As you know, I’m a greeter for Kairos, a contemporary worship event on Tuesdays at 7 pm. I realized tonight that this fall will mark nine years that I have volunteered by offering a smile and a hello as people make their way into Hudson Hall on the Brentwood Baptist Church campus.

I love what I do and I love that people know me as the greeter guy from Kairos. I truly think that my worship experience is all the greater for me having invested, however small, my time and my somewhat limited people skills. I’m not the world’s biggest extrovert who can walk up to any stranger at any time and start a conversation, but I can offer a friendly greeting to the person in front of me.

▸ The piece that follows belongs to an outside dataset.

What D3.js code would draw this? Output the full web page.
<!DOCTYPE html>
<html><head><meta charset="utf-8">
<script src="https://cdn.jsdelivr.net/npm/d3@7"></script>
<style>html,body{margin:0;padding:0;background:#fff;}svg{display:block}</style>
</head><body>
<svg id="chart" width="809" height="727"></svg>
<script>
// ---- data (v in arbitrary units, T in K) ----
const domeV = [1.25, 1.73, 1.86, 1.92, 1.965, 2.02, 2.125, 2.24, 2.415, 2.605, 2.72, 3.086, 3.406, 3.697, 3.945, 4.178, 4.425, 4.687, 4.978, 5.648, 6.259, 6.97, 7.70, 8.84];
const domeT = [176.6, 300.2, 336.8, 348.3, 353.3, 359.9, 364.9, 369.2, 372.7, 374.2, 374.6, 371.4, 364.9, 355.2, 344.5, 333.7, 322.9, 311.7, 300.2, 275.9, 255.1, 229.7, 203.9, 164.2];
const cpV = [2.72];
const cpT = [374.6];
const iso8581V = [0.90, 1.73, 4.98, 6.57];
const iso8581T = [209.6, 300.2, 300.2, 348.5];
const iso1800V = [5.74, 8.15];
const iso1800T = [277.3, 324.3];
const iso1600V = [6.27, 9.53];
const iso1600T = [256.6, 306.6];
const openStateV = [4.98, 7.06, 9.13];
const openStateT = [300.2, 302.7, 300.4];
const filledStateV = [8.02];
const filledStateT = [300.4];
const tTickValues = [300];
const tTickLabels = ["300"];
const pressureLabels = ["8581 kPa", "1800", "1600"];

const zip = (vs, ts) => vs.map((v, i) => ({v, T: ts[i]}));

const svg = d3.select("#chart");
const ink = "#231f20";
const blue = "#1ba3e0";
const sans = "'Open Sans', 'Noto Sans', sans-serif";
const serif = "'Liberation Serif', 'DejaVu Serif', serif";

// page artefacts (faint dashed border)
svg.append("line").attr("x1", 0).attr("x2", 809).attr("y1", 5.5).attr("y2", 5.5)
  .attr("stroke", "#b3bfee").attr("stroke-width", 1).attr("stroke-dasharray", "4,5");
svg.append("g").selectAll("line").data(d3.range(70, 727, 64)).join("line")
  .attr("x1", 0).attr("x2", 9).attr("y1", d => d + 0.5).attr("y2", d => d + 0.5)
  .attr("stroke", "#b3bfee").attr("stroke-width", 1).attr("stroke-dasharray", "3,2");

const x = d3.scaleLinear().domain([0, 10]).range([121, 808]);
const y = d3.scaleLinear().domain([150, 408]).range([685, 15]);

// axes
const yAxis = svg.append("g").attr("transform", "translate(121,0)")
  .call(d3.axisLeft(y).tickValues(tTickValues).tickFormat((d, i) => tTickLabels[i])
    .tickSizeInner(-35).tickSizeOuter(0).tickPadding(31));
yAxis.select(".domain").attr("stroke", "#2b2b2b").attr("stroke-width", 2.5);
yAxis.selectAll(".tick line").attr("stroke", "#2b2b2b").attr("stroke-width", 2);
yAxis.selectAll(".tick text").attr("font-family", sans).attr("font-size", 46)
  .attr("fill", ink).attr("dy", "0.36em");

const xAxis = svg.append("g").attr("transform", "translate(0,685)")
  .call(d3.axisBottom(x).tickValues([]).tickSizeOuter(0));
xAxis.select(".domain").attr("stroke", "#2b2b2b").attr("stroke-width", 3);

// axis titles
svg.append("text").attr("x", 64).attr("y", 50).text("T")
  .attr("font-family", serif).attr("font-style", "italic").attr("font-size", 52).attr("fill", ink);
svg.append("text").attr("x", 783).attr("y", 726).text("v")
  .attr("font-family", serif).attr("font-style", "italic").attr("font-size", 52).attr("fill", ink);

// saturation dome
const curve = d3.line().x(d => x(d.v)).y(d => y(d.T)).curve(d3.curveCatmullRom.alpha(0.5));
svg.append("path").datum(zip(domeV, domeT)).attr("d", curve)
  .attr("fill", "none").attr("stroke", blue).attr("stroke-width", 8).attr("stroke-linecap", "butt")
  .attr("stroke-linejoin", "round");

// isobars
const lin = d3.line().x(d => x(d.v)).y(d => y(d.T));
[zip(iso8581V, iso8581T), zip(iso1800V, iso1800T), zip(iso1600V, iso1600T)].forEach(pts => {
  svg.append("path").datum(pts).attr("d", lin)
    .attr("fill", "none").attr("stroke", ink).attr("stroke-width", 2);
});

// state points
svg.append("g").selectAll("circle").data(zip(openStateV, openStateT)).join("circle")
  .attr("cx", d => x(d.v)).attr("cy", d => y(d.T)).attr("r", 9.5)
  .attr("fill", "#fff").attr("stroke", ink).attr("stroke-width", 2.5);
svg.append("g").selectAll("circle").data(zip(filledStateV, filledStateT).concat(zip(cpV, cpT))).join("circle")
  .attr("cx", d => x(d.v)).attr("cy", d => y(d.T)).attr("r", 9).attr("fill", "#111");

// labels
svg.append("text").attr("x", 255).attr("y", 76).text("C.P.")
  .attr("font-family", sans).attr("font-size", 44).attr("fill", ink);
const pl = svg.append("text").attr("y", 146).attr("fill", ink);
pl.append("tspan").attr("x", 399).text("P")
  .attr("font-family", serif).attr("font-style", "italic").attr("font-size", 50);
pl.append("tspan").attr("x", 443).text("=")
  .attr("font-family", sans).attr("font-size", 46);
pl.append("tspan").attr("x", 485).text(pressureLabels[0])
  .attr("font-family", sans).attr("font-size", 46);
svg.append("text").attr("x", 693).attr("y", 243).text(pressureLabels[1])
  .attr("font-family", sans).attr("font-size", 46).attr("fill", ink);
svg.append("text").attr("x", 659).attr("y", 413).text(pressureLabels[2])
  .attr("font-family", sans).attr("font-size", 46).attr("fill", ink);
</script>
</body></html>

On some days, it doesn’t seem like that big of a deal. I mean how hard is it really to wave at someone and say, “Hi”?

But then I think that maybe the person I’m greeting has had a rotten day or even a horrible week. I may be the first face that person has seen that isn’t cursing at them or sneering at them. Maybe that person will look at me and see Jesus smiling at them. Who knows?

I’ve been on the other end, barely making it through the week and badly in need of something– anything– positive. I know the power of a smile and a friendly greeting. I know the power of encouraging words, whether spoken or texted or posted. In fact, when I missed Kairos a couple of weeks ago, a friend of mine posted on my wall that she missed seeing me there. That meant the world to me.

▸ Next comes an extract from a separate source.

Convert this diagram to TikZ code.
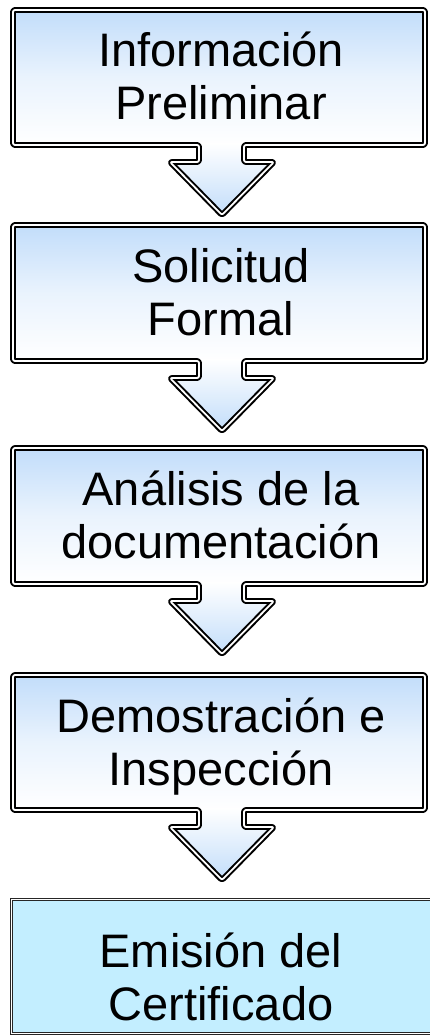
\documentclass[tikz,border=0pt]{standalone}
\usepackage{fontspec}
\setmainfont{Liberation Sans}
\definecolor{fb}{RGB}{194,221,250}
\definecolor{lastfill}{RGB}{195,238,255}
\tikzset{
  stepoutline/.style={draw=black, line width=2pt, double=white, double distance=1.8pt, rounded corners=2pt, line join=round},
  boxshade/.style={top color=fb, bottom color=white, middle color=fb!35!white, draw=none},
  arrowshade/.style={top color=white, bottom color=fb, draw=none},
  lastbox/.style={draw=black!85, line width=1pt, double=white, double distance=1pt, fill=lastfill},
  lbl/.style={anchor=base, font=\fontsize{47}{53}\selectfont, inner sep=0pt},
}
\begin{document}
\begin{tikzpicture}[x=1pt, y=-1pt]
\useasboundingbox (0,0) rectangle (429,1035);
\foreach \T/\B in {10/145, 225/361, 448/584, 675/810} {
  \shade[boxshade] (13,\T) rectangle (425,\B);
  \shade[arrowshade] (199,\B-2) -- (244,\B-2) -- (244,\B+17) -- (274,\B+17) -- (222,\B+70) -- (170,\B+17) -- (199,\B+17) -- cycle;
  \draw[stepoutline] (13,\T) -- (425,\T) -- (425,\B) -- (244,\B) -- (244,\B+17) -- (274,\B+17) -- (222,\B+70) -- (170,\B+17) -- (199,\B+17) -- (199,\B) -- (13,\B) -- cycle;
}
\draw[lastbox] (11,899) rectangle (445,1033);
\node[lbl] (t1a) at (221,67) {Información};
\node[lbl] (t1b) at (221,120) {Preliminar};
\node[lbl] (t2a) at (221,282) {Solicitud};
\node[lbl] (t2b) at (221,335) {Formal};
\node[lbl] (t3a) at (221,505) {Análisis de la};
\node[lbl] (t3b) at (221,558) {documentación};
\node[lbl] (t4a) at (221,732) {Demostración e};
\node[lbl] (t4b) at (221,785) {Inspección};
\node[lbl] (t5a) at (221,967) {Emisión del};
\node[lbl] (t5b) at (221,1020) {Certificado};
\end{tikzpicture}
\end{document}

You don’t have to have the Bible memorized or have your theology down pat to be able to serve. All you need are open hands and a willing heart. Sometimes, all you need is simply to show up and get out of the way so that Jesus can take over.

 

Constructive Criticism?

“Wounds inflicted by the correction of a friend prove he is faithful; the abundant kisses of an enemy show his lies” (Prov. 27:6).

I don’t like getting criticized. To be honest, it hurts my ego. It’s okay if I find fault with myself for doing dumb stuff but I’d prefer if other people didn’t. Still, if I’m honest I have to also admit that I need it. I need someone else who will keep me accountable for my words and my actions so that they line up with what I profess.

I see so many posts on various social media that basically say, “I do what I want and don’t you dare judge me”, i.e. say anything that might be construed as negative or critical in any way (or even someone who tells you the honest truth). While Jesus did speak against those who are judgmental or who are critical and mean-spirited, I do think it’s equally wrong and dangerous to live outside of any kind of accountability. After all, as a pastor once said, “The first person you lie to is yourself.”

You and I both need people who will get in our faces (in a loving manner) and call us out when we speak and act in ways contrary to our true selves. We need people who will say, “What you’re doing doesn’t match what you say you believe and that’s giving the faith you profess a bad name.”

True, the ability to speak that way has to be granted. Only true friends to whom I give the right can speak this way. And no, being a prophet doesn’t give you the right to trample over people’s feelings and be careless with your words. Prophets always spoke God’s truth in love and often spoke God’s judgment through heavy hearts and tears.

I’ve heard that for every rebuking/correctional word you speak you should always give two encouraging or complimentary words. And I do believe it’s never a good idea to try to rebuke or correct another person via any other forms of communication other than face-to-face. E-mails and texts and posts are good in their way, but they leave out facial expressions and tone of voice so vital to any kind of constructive criticism.

Most of all, remember this. The God who chases after you isn’t running you down to tell you what a no-good lowdown dirty dog you are. His words to you tonight are this: you are still My Beloved, the apple of My eye, and I thought you were worth dying for. I love you just as you are but I refuse to leave you that way. I won’t ever stop with you until you look just like My Son Jesus.”